Emergency systems cause Google Cloud outage

Emergency systems cause Google Cloud outage

Google has revealed that a UPS system failure caused a recent six-hour outage in one of its cloud regions.

According to The Register, the outage began on March 29. More than twenty Google Cloud services in the us-east5-c zone – located around Columbus, Ohio – showed reduced performance or were unavailable.

According to the incident report, the disruption began with the loss of regular power supply in the affected zone. Normally, hyperscale data centers are resistant to this. They have UPS systems that immediately supply power when the electricity grid fails. These systems can keep this up for a few hours until diesel generators take over. In this case, however, there was a critical battery failure in those very UPS systems. That is why they did not supply power. The report also shows that the systems probably also prevented the generators from supplying power. The technicians had to bypass the UPS systems before the power supply was restored.

Manual actions

Technicians were notified of the problem at 12:54 p.m. (Pacific Time). The generators did not start up again until 2:49 p.m. Google indicated that most of the affected cloud services were back up and running shortly after that. However, some services took longer to recover, as manual actions were needed to restore full functionality.

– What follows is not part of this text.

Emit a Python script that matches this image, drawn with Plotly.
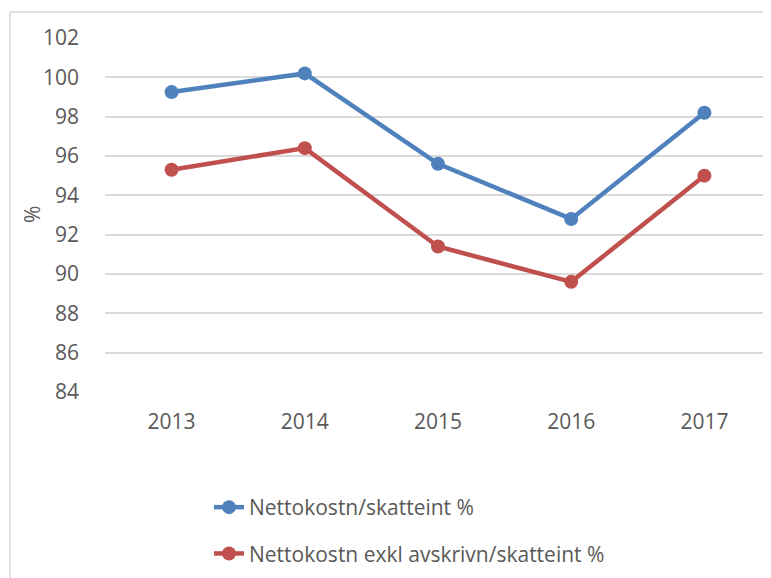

The company said it regretted what had happened and emphasized that it would make every effort to prevent a recurrence in the future. To achieve that goal, Google wants to improve the power supply and the cluster recovery process to make power available more quickly and predictably after a power outage.

In addition, systems that did not switch over automatically will be checked to remediate any shortcomings. The company will also consult with the UPS supplier to better understand and resolve the cause of the battery problems.

Emergency power supplies and disaster recovery procedures

Hyperscalers such as Google generally promise resilience and often succeed in this. Yet this situation shows that even the best-prepared systems are not infallible. The most important lesson to be learned is that regularly testing emergency power supplies and disaster recovery procedures, including plans for when public cloud providers themselves fail, is not a luxury, but a necessity for every organization.